> SUPPLIED MATERIAL
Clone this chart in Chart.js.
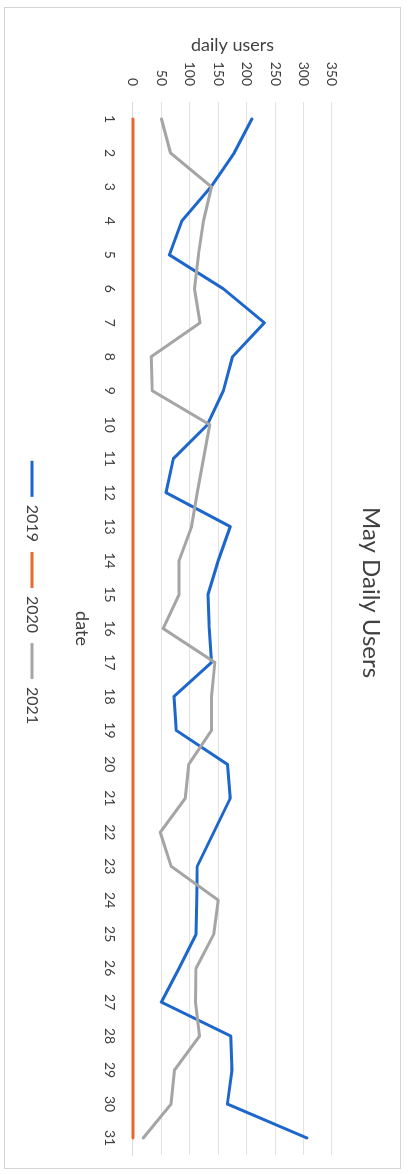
<!DOCTYPE html>
<html>
<head>
<meta charset="utf-8">
<script src="https://cdn.jsdelivr.net/npm/chart.js@4/dist/chart.umd.min.js"></script>
<style>
  html, body { margin: 0; padding: 0; background: #ffffff; overflow: hidden; }
  #wrap {
    position: absolute; left: 0; top: 0;
    width: 1174px; height: 414px;
    transform-origin: 0 0;
    transform: translateX(414px) rotate(90deg);
    background: #ffffff;
  }
  #frame {
    position: absolute; left: 7px; top: 13px; width: 1162px; height: 397px;
    border: 1px solid #d4d4d4; box-sizing: border-box;
  }
  canvas { position: absolute; left: 0; top: 0; }
</style>
</head>
<body>
<script>
// ---- data ----
const dates = ['1','2','3','4','5','6','7','8','9','10','11','12','13','14','15','16',
               '17','18','19','20','21','22','23','24','25','26','27','28','29','30','31'];
const users2019 = [209,178,137,86,64,159,231,175,159,131,71,58,171,150,132,134,
                   138,72,76,166,171,142,113,112,111,81,50,172,174,166,306];
const users2020 = [0,0,0,0,0,0,0,0,0,0,0,0,0,0,0,0,
                   0,0,0,0,0,0,0,0,0,0,0,0,0,0,0];
const users2021 = [50,66,138,124,115,108,118,32,34,135,124,113,103,81,81,53,
                   144,138,138,98,92,48,67,150,142,111,110,117,73,67,18];
const seriesNames = ['2019','2020','2021'];
const yTicks = [0,50,100,150,200,250,300,350];
const chartTitle = 'May Daily Users';
const xTitle = 'date';
const yTitle = 'daily users';
</script>
<div id="wrap">
  <div id="frame"></div>
  <canvas id="c" width="1174" height="414"></canvas>
</div>
<script>
const FONT = 'Lato, "Open Sans", sans-serif';
const TEXT = '#404040';
const colors = ['#1c66cc', '#e8682a', '#a5a5a5'];

new Chart(document.getElementById('c'), {
  type: 'line',
  data: {
    labels: dates,
    datasets: [
      { label: seriesNames[0], data: users2019, order: 2 },
      { label: seriesNames[1], data: users2020, order: 1 },
      { label: seriesNames[2], data: users2021, order: 0 }
    ].map((d, i) => Object.assign(d, {
      borderColor: colors[i],
      backgroundColor: colors[i],
      borderWidth: 3,
      pointRadius: 0,
      pointHoverRadius: 0,
      tension: 0,
      fill: false,
      clip: false,
      borderJoinStyle: 'round',
      borderCapStyle: 'round',
      pointStyle: 'line'
    }))
  },
  options: {
    responsive: false,
    animation: false,
    devicePixelRatio: 1,
    layout: { padding: { left: 30, right: 19, top: 0, bottom: 14 } },
    plugins: {
      tooltip: { enabled: false },
      title: {
        display: true,
        text: chartTitle,
        color: TEXT,
        font: { family: FONT, size: 24, weight: 'normal' },
        padding: { top: 28.6, bottom: 24.6 }
      },
      legend: {
        display: true,
        position: 'bottom',
        labels: {
          color: TEXT,
          font: { family: FONT, size: 16 },
          usePointStyle: true,
          pointStyleWidth: 36,
          padding: 10,
          sort: (a, b) => a.datasetIndex - b.datasetIndex
        }
      }
    },
    scales: {
      x: {
        offset: true,
        grid: { display: false, drawTicks: false },
        border: { display: true, color: '#d9d9d9' },
        ticks: {
          color: TEXT, font: { family: FONT, size: 14 },
          padding: 15, maxRotation: 0, minRotation: 0, autoSkip: false
        },
        title: {
          display: true, text: xTitle, color: TEXT,
          font: { family: FONT, size: 18 },
          padding: { top: 0, bottom: 21.2 }
        },
        afterFit: s => { s.height = 83; }
      },
      y: {
        min: yTicks[0],
        max: yTicks[yTicks.length - 1],
        grid: { color: '#e2e2e2', lineWidth: 1, drawTicks: false },
        border: { display: false },
        ticks: {
          stepSize: yTicks[1] - yTicks[0],
          color: TEXT, font: { family: FONT, size: 14 }, padding: 16
        },
        title: {
          display: true, text: yTitle, color: TEXT,
          font: { family: FONT, size: 18 },
          padding: { top: 4.2, bottom: 0 }
        },
        afterFit: s => { s.width = 72; }
      }
    }
  }
});
</script>
</body>
</html>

> WHAT TO DO
Retype everything in the material word for word, minus pictures.

> TASK OUTPUT
Clone this chart in Chart.js.
<!DOCTYPE html>
<html>
<head>
<meta charset="utf-8">
<script src="https://cdn.jsdelivr.net/npm/chart.js@4/dist/chart.umd.min.js"></script>
<style>
  html, body { margin: 0; padding: 0; background: #ffffff; overflow: hidden; }
  #wrap {
    position: absolute; left: 0; top: 0;
    width: 1174px; height: 414px;
    transform-origin: 0 0;
    transform: translateX(414px) rotate(90deg);
    background: #ffffff;
  }
  #frame {
    position: absolute; left: 7px; top: 13px; width: 1162px; height: 397px;
    border: 1px solid #d4d4d4; box-sizing: border-box;
  }
  canvas { position: absolute; left: 0; top: 0; }
</style>
</head>
<body>
<script>
// ---- data ----
const dates = ['1','2','3','4','5','6','7','8','9','10','11','12','13','14','15','16',
               '17','18','19','20','21','22','23','24','25','26','27','28','29','30','31'];
const users2019 = [209,178,137,86,64,159,231,175,159,131,71,58,171,150,132,134,
                   138,72,76,166,171,142,113,112,111,81,50,172,174,166,306];
const users2020 = [0,0,0,0,0,0,0,0,0,0,0,0,0,0,0,0,
                   0,0,0,0,0,0,0,0,0,0,0,0,0,0,0];
const users2021 = [50,66,138,124,115,108,118,32,34,135,124,113,103,81,81,53,
                   144,138,138,98,92,48,67,150,142,111,110,117,73,67,18];
const seriesNames = ['2019','2020','2021'];
const yTicks = [0,50,100,150,200,250,300,350];
const chartTitle = 'May Daily Users';
const xTitle = 'date';
const yTitle = 'daily users';
</script>
<div id="wrap">
  <div id="frame"></div>
  <canvas id="c" width="1174" height="414"></canvas>
</div>
<script>
const FONT = 'Lato, "Open Sans", sans-serif';
const TEXT = '#404040';
const colors = ['#1c66cc', '#e8682a', '#a5a5a5'];

new Chart(document.getElementById('c'), {
  type: 'line',
  data: {
    labels: dates,
    datasets: [
      { label: seriesNames[0], data: users2019, order: 2 },
      { label: seriesNames[1], data: users2020, order: 1 },
      { label: seriesNames[2], data: users2021, order: 0 }
    ].map((d, i) => Object.assign(d, {
      borderColor: colors[i],
      backgroundColor: colors[i],
      borderWidth: 3,
      pointRadius: 0,
      pointHoverRadius: 0,
      tension: 0,
      fill: false,
      clip: false,
      borderJoinStyle: 'round',
      borderCapStyle: 'round',
      pointStyle: 'line'
    }))
  },
  options: {
    responsive: false,
    animation: false,
    devicePixelRatio: 1,
    layout: { padding: { left: 30, right: 19, top: 0, bottom: 14 } },
    plugins: {
      tooltip: { enabled: false },
      title: {
        display: true,
        text: chartTitle,
        color: TEXT,
        font: { family: FONT, size: 24, weight: 'normal' },
        padding: { top: 28.6, bottom: 24.6 }
      },
      legend: {
        display: true,
        position: 'bottom',
        labels: {
          color: TEXT,
          font: { family: FONT, size: 16 },
          usePointStyle: true,
          pointStyleWidth: 36,
          padding: 10,
          sort: (a, b) => a.datasetIndex - b.datasetIndex
        }
      }
    },
    scales: {
      x: {
        offset: true,
        grid: { display: false, drawTicks: false },
        border: { display: true, color: '#d9d9d9' },
        ticks: {
          color: TEXT, font: { family: FONT, size: 14 },
          padding: 15, maxRotation: 0, minRotation: 0, autoSkip: false
        },
        title: {
          display: true, text: xTitle, color: TEXT,
          font: { family: FONT, size: 18 },
          padding: { top: 0, bottom: 21.2 }
        },
        afterFit: s => { s.height = 83; }
      },
      y: {
        min: yTicks[0],
        max: yTicks[yTicks.length - 1],
        grid: { color: '#e2e2e2', lineWidth: 1, drawTicks: false },
        border: { display: false },
        ticks: {
          stepSize: yTicks[1] - yTicks[0],
          color: TEXT, font: { family: FONT, size: 14 }, padding: 16
        },
        title: {
          display: true, text: yTitle, color: TEXT,
          font: { family: FONT, size: 18 },
          padding: { top: 4.2, bottom: 0 }
        },
        afterFit: s => { s.width = 72; }
      }
    }
  }
});
</script>
</body>
</html>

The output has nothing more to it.